Scan the data below for the string "with". Copy every line where it appears.
======== SOURCE MATERIAL
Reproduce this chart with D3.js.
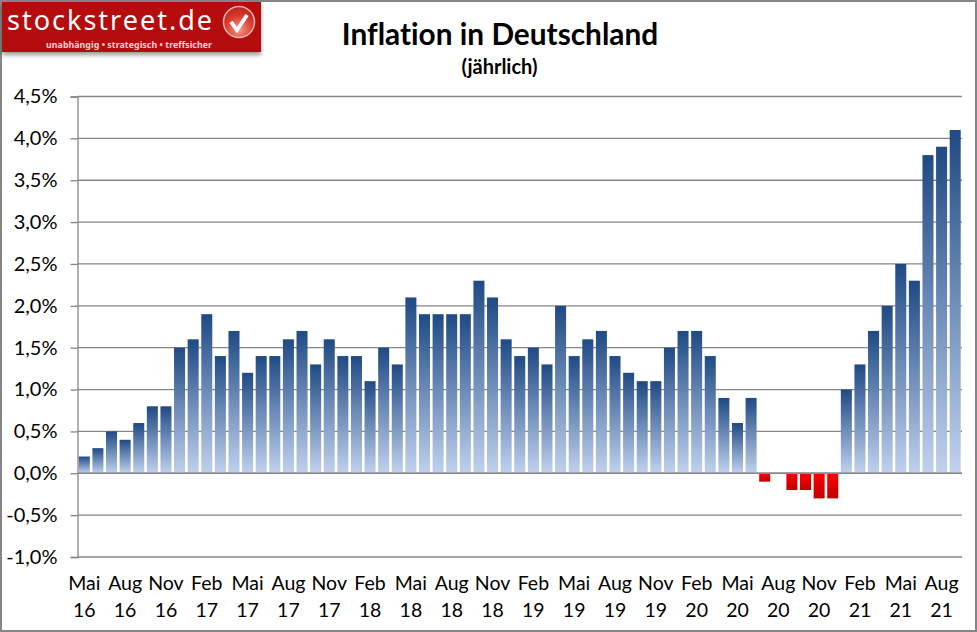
<!DOCTYPE html>
<html><head><meta charset="utf-8">
<style>html,body{margin:0;padding:0;background:#fff;overflow:hidden}svg{display:block}text{font-family:Lato,"Open Sans",sans-serif;font-variant-ligatures:none}</style>
<script src="https://cdn.jsdelivr.net/npm/d3@7/dist/d3.min.js"></script>
</head><body><svg id="c" width="977" height="632"></svg>
<script>
const months=["Mai","Jun","Jul","Aug","Sep","Okt","Nov","Dez","Jan","Feb","Mär","Apr"];
const startYear=16;
const values=[0.2,0.3,0.5,0.4,0.6,0.8,0.8,1.5,1.6,1.9,1.4,1.7,1.2,1.4,1.4,1.6,1.7,1.3,1.6,1.4,1.4,1.1,1.5,1.3,2.1,1.9,1.9,1.9,1.9,2.3,2.1,1.6,1.4,1.5,1.3,2.0,1.4,1.6,1.7,1.4,1.2,1.1,1.1,1.5,1.7,1.7,1.4,0.9,0.6,0.9,-0.1,0,-0.2,-0.2,-0.3,-0.3,1.0,1.3,1.7,2.0,2.5,2.3,3.8,3.9,4.1];
const yTicks=[-1,-0.5,0,0.5,1,1.5,2,2.5,3,3.5,4,4.5];
const title="Inflation in Deutschland", subtitle="(jährlich)";
const labelMonth=i=>months[i%12];
const labelYear=i=>String(startYear+Math.floor((i+4)/12));

const svg=d3.select("#c");
const defs=svg.append("defs");
const g1=defs.append("linearGradient").attr("id","pos").attr("x1",0).attr("x2",0).attr("y1",0).attr("y2",1);
g1.append("stop").attr("offset",0).attr("stop-color","#1f4a84");
g1.append("stop").attr("offset",1).attr("stop-color","#c0d1ee");
const g2=defs.append("linearGradient").attr("id","neg").attr("x1",0).attr("x2",0).attr("y1",0).attr("y2",1);
g2.append("stop").attr("offset",0).attr("stop-color","#ff0000");
g2.append("stop").attr("offset",1).attr("stop-color","#c00000");
const g3=defs.append("radialGradient").attr("id","ball").attr("cx","0.5").attr("cy","0.75").attr("r","0.75");
g3.append("stop").attr("offset",0).attr("stop-color","#f59a85");
g3.append("stop").attr("offset",0.6).attr("stop-color","#d8392e");
g3.append("stop").attr("offset",1).attr("stop-color","#b5261f");
const f=defs.append("filter").attr("id","sh").attr("x","-5%").attr("y","-5%").attr("width","110%").attr("height","125%");
f.append("feDropShadow").attr("dx",0).attr("dy",3).attr("stdDeviation",2).attr("flood-color","#000").attr("flood-opacity",0.4);

const y=d3.scaleLinear().domain([-1,4.5]).range([557,96.5]);
const x=d3.scaleBand().domain(d3.range(values.length)).range([77.5,962]).paddingInner(0.19).paddingOuter(0.095);

// frame
svg.append("rect").attr("x",1).attr("y",1).attr("width",975).attr("height",630).attr("fill","#fff").attr("stroke","#868686").attr("stroke-width",2);

// y axis with gridlines
const fmt=v=>d3.format(".1f")(v).replace(".",",").replace("−","-")+"%";
const ya=svg.append("g").attr("transform","translate(77.5,0)")
  .call(d3.axisLeft(y).tickValues(yTicks).tickFormat(fmt).tickSize(7).tickPadding(13));
ya.selectAll("text").attr("font-size",20).attr("fill","#000").style("font-family","Lato,sans-serif");
ya.selectAll("line,path").attr("stroke","#868686").attr("stroke-width",1.3);
svg.append("g").selectAll("line").data(yTicks).join("line")
  .attr("x1",77.5).attr("x2",962).attr("y1",d=>y(d)).attr("y2",d=>y(d))
  .attr("stroke","#868686").attr("stroke-width",1.3);

// bars
svg.append("g").selectAll("rect").data(values.map((v,i)=>({v,i})).filter(d=>d.v!==0)).join("rect")
  .attr("x",d=>x(d.i)).attr("width",x.bandwidth())
  .attr("y",d=>y(Math.max(d.v,0))).attr("height",d=>Math.abs(y(d.v)-y(0)))
  .attr("fill",d=>d.v>0?"url(#pos)":"url(#neg)");

// zero line over bars
svg.append("line").attr("x1",77.5).attr("x2",962).attr("y1",y(0)).attr("y2",y(0)).attr("stroke","#868686").attr("stroke-width",1.3);

// x labels
const idx=d3.range(0,values.length,3);
const xl=svg.append("g").selectAll("g").data(idx).join("g").attr("transform",d=>`translate(${x(d)+x.bandwidth()/2},0)`)
  .attr("text-anchor","middle").attr("font-size",19.5).attr("fill","#000");
xl.append("text").attr("y",590).text(labelMonth);
xl.append("text").attr("y",617).text(labelYear);

// titles
svg.append("text").attr("x",500).attr("y",45).attr("text-anchor","middle").attr("font-size",29.8).attr("font-weight",700).attr("fill","#000").text(title);
svg.append("text").attr("x",499.5).attr("y",74).attr("text-anchor","middle").attr("font-size",20).attr("font-weight",700).attr("fill","#000").text(subtitle);

// logo
const lg=svg.append("g");
lg.append("rect").attr("x",2).attr("y",2).attr("width",259).attr("height",50).attr("fill","#b5090c").attr("filter","url(#sh)");
lg.append("text").attr("x",7).attr("y",30).attr("font-size",27).attr("fill","#fff").attr("textLength",205).attr("lengthAdjust","spacing").style("font-family","'Noto Sans',sans-serif").text("stockstreet.de");
lg.append("text").attr("x",46).attr("y",47.5).attr("font-size",8.8).attr("font-weight",700).attr("fill","#f3d5d5").attr("textLength",166).attr("lengthAdjust","spacing").style("font-family","'Noto Sans',sans-serif").text("unabhängig • strategisch • treffsicher");
lg.append("circle").attr("cx",239).attr("cy",22).attr("r",15.5).attr("fill","url(#ball)").attr("stroke","#eeb5ae").attr("stroke-width",1.5);
lg.append("path").attr("d","M231 22 L237 30 L247 15").attr("fill","none").attr("stroke","#fff").attr("stroke-width",3.8);
</script></body></html>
================
-- RESULT FOR THIS TASK --
Reproduce this chart with D3.js.
// y axis with gridlines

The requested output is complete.